Everything that gets chalked will get its own chalk mark (with unique chalk id) that can be viewed in the SQLite database. Go ahead and chalk some more docker builds or binaries. You can then view all of these chalked applications in the database:
And now we have our application inventory!
If you like Chalk, you can easily deploy across your docker builds and deploys by adding a global alias. See the how-to for docker deployment
Warning
This how-to was written for local demonstration purposes only. There is no security for this how-to. You should always have authn, authz and use SSL as an absolute minimum.
Our cloud platform
While creating a basic app inventory with Chalk is easy, our cloud platform makes it even easier. It is designed for enterprise deployments, and provides additional functionality including prebuilt configurations to solve common tasks, prebuilt integrations to enrich your data, a built-in query editor, an API and more.

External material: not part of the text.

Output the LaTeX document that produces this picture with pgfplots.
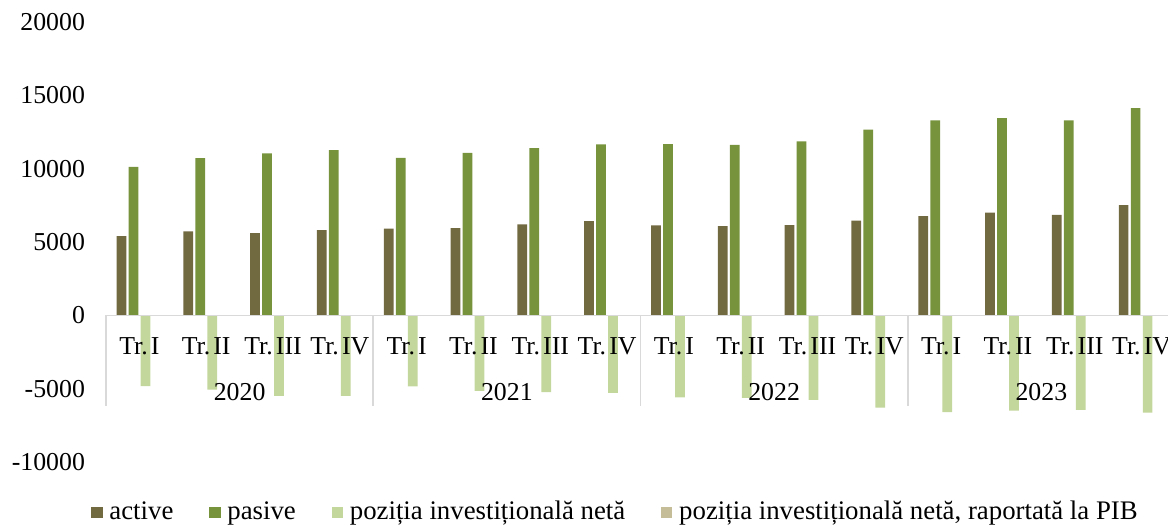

There are both free and paid plans. You can join the waiting list for early access.
Background Information
Traditionally IT departments maintained list of their hardware and software assets in a CMDB or configuration management data base. These systems were not designed for modern cloud based software and the complexity of code that they are made from.
Spotify created a project called Backstage to centralise developer documentation. Many companies now use it as a source of truth for their development teams.
Many companies create application inventories using spreadsheets.